→ What you have to do
Give the data below again exactly as it stands. Omit the pictures.

== == ==

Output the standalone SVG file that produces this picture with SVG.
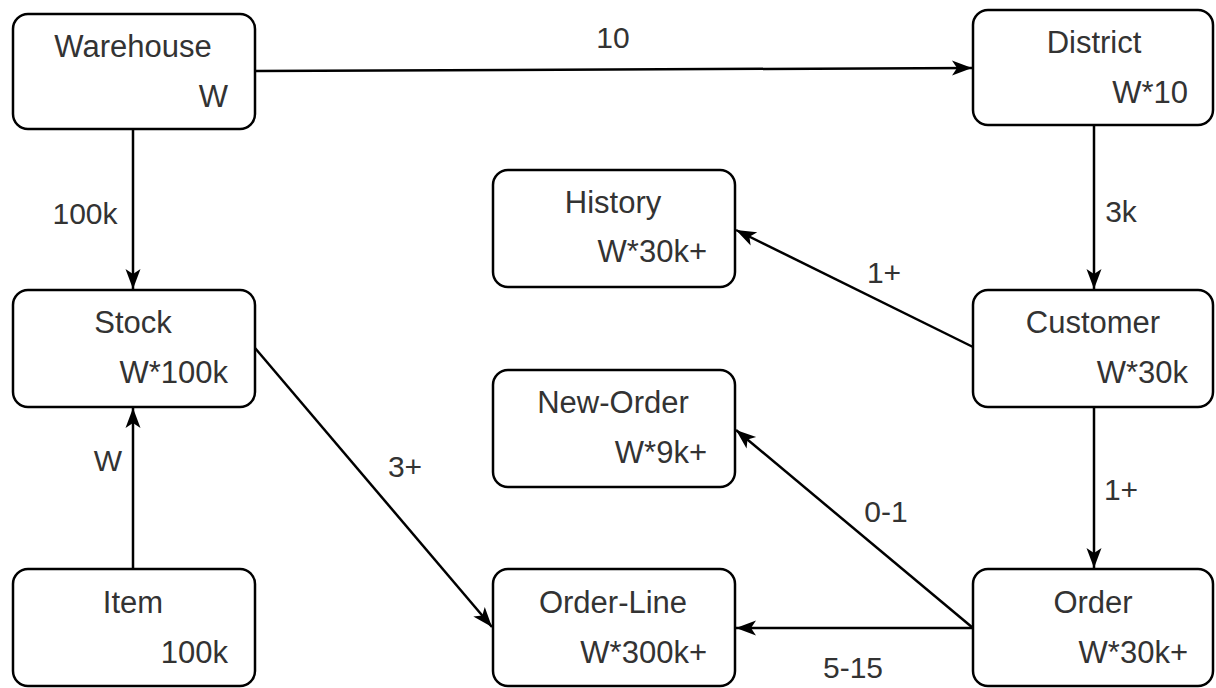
<svg xmlns="http://www.w3.org/2000/svg" width="1216" height="688" viewBox="0 0 1216 688">
<style>
.box{fill:#fff;stroke:#000;stroke-width:2.5}
.t{font-family:"Liberation Sans",Arial,sans-serif;font-size:31px;fill:#333}
.c{text-anchor:middle}
.r{text-anchor:end}
.lbl{font-family:"Liberation Sans",Arial,sans-serif;font-size:30px;fill:#333;text-anchor:middle}
.e{fill:none;stroke:#000;stroke-width:2.5;marker-end:url(#arr)}
</style>
<defs>
<marker id="arr" markerUnits="userSpaceOnUse" markerWidth="22" markerHeight="18" viewBox="0 0 22 18" refX="21" refY="9" orient="auto">
<path d="M1,1.5 L21,9 L1,16.5 L6,9 Z" fill="#000"/>
</marker>
</defs>
<rect width="1216" height="688" fill="#fff"/>
<g id="connectors">
<line class="e" x1="255" y1="71" x2="972" y2="68"/>
<line class="e" x1="133" y1="129" x2="133" y2="289"/>
<line class="e" x1="133" y1="569" x2="133" y2="408"/>
<line class="e" x1="1094" y1="125" x2="1094" y2="289"/>
<line class="e" x1="973" y1="347" x2="736" y2="230"/>
<line class="e" x1="1094" y1="407" x2="1094" y2="568"/>
<line class="e" x1="973" y1="628" x2="736" y2="430"/>
<line class="e" x1="973" y1="628" x2="736" y2="628"/>
<line class="e" x1="255" y1="348" x2="492" y2="627"/>
<text class="lbl" x="613" y="48">10</text>
<text class="lbl" x="85" y="224">100k</text>
<text class="lbl" x="108" y="471">W</text>
<text class="lbl" x="1121" y="222">3k</text>
<text class="lbl" x="884" y="283">1+</text>
<text class="lbl" x="1121" y="500">1+</text>
<text class="lbl" x="886" y="522">0-1</text>
<text class="lbl" x="853" y="678">5-15</text>
<text class="lbl" x="405" y="477">3+</text>
</g>
<g id="warehouse">
<rect class="box" x="13" y="14" width="242" height="115" rx="15"/>
<text class="t c" x="133" y="57">Warehouse</text>
<text class="t r" x="228" y="107">W</text>
</g>
<g id="district">
<rect class="box" x="973" y="10" width="240" height="115" rx="15"/>
<text class="t c" x="1094" y="53">District</text>
<text class="t r" x="1188" y="103">W*10</text>
</g>
<g id="history">
<rect class="box" x="493" y="170" width="242" height="117" rx="15"/>
<text class="t c" x="613" y="213">History</text>
<text class="t r" x="707" y="262">W*30k+</text>
</g>
<g id="stock">
<rect class="box" x="13" y="290" width="242" height="117" rx="15"/>
<text class="t c" x="133" y="333">Stock</text>
<text class="t r" x="228" y="383">W*100k</text>
</g>
<g id="customer">
<rect class="box" x="973" y="290" width="240" height="117" rx="15"/>
<text class="t c" x="1093" y="333">Customer</text>
<text class="t r" x="1188" y="383">W*30k</text>
</g>
<g id="new-order">
<rect class="box" x="493" y="370" width="242" height="117" rx="15"/>
<text class="t c" x="613" y="413">New-Order</text>
<text class="t r" x="707" y="463">W*9k+</text>
</g>
<g id="item">
<rect class="box" x="13" y="569" width="242" height="117" rx="15"/>
<text class="t c" x="133" y="613">Item</text>
<text class="t r" x="228" y="663">100k</text>
</g>
<g id="order-line">
<rect class="box" x="493" y="569" width="242" height="117" rx="15"/>
<text class="t c" x="613" y="613">Order-Line</text>
<text class="t r" x="707" y="663">W*300k+</text>
</g>
<g id="order">
<rect class="box" x="973" y="569" width="240" height="117" rx="15"/>
<text class="t c" x="1093" y="613">Order</text>
<text class="t r" x="1188" y="663">W*30k+</text>
</g>
</svg>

== == ==

→ Result of the task
Output the standalone SVG file that produces this picture with SVG.
<svg xmlns="http://www.w3.org/2000/svg" width="1216" height="688" viewBox="0 0 1216 688">
<style>
.box{fill:#fff;stroke:#000;stroke-width:2.5}
.t{font-family:"Liberation Sans",Arial,sans-serif;font-size:31px;fill:#333}
.c{text-anchor:middle}
.r{text-anchor:end}
.lbl{font-family:"Liberation Sans",Arial,sans-serif;font-size:30px;fill:#333;text-anchor:middle}
.e{fill:none;stroke:#000;stroke-width:2.5;marker-end:url(#arr)}
</style>
<defs>
<marker id="arr" markerUnits="userSpaceOnUse" markerWidth="22" markerHeight="18" viewBox="0 0 22 18" refX="21" refY="9" orient="auto">
<path d="M1,1.5 L21,9 L1,16.5 L6,9 Z" fill="#000"/>
</marker>
</defs>
<rect width="1216" height="688" fill="#fff"/>
<g id="connectors">
<line class="e" x1="255" y1="71" x2="972" y2="68"/>
<line class="e" x1="133" y1="129" x2="133" y2="289"/>
<line class="e" x1="133" y1="569" x2="133" y2="408"/>
<line class="e" x1="1094" y1="125" x2="1094" y2="289"/>
<line class="e" x1="973" y1="347" x2="736" y2="230"/>
<line class="e" x1="1094" y1="407" x2="1094" y2="568"/>
<line class="e" x1="973" y1="628" x2="736" y2="430"/>
<line class="e" x1="973" y1="628" x2="736" y2="628"/>
<line class="e" x1="255" y1="348" x2="492" y2="627"/>
<text class="lbl" x="613" y="48">10</text>
<text class="lbl" x="85" y="224">100k</text>
<text class="lbl" x="108" y="471">W</text>
<text class="lbl" x="1121" y="222">3k</text>
<text class="lbl" x="884" y="283">1+</text>
<text class="lbl" x="1121" y="500">1+</text>
<text class="lbl" x="886" y="522">0-1</text>
<text class="lbl" x="853" y="678">5-15</text>
<text class="lbl" x="405" y="477">3+</text>
</g>
<g id="warehouse">
<rect class="box" x="13" y="14" width="242" height="115" rx="15"/>
<text class="t c" x="133" y="57">Warehouse</text>
<text class="t r" x="228" y="107">W</text>
</g>
<g id="district">
<rect class="box" x="973" y="10" width="240" height="115" rx="15"/>
<text class="t c" x="1094" y="53">District</text>
<text class="t r" x="1188" y="103">W*10</text>
</g>
<g id="history">
<rect class="box" x="493" y="170" width="242" height="117" rx="15"/>
<text class="t c" x="613" y="213">History</text>
<text class="t r" x="707" y="262">W*30k+</text>
</g>
<g id="stock">
<rect class="box" x="13" y="290" width="242" height="117" rx="15"/>
<text class="t c" x="133" y="333">Stock</text>
<text class="t r" x="228" y="383">W*100k</text>
</g>
<g id="customer">
<rect class="box" x="973" y="290" width="240" height="117" rx="15"/>
<text class="t c" x="1093" y="333">Customer</text>
<text class="t r" x="1188" y="383">W*30k</text>
</g>
<g id="new-order">
<rect class="box" x="493" y="370" width="242" height="117" rx="15"/>
<text class="t c" x="613" y="413">New-Order</text>
<text class="t r" x="707" y="463">W*9k+</text>
</g>
<g id="item">
<rect class="box" x="13" y="569" width="242" height="117" rx="15"/>
<text class="t c" x="133" y="613">Item</text>
<text class="t r" x="228" y="663">100k</text>
</g>
<g id="order-line">
<rect class="box" x="493" y="569" width="242" height="117" rx="15"/>
<text class="t c" x="613" y="613">Order-Line</text>
<text class="t r" x="707" y="663">W*300k+</text>
</g>
<g id="order">
<rect class="box" x="973" y="569" width="240" height="117" rx="15"/>
<text class="t c" x="1093" y="613">Order</text>
<text class="t r" x="1188" y="663">W*30k+</text>
</g>
</svg>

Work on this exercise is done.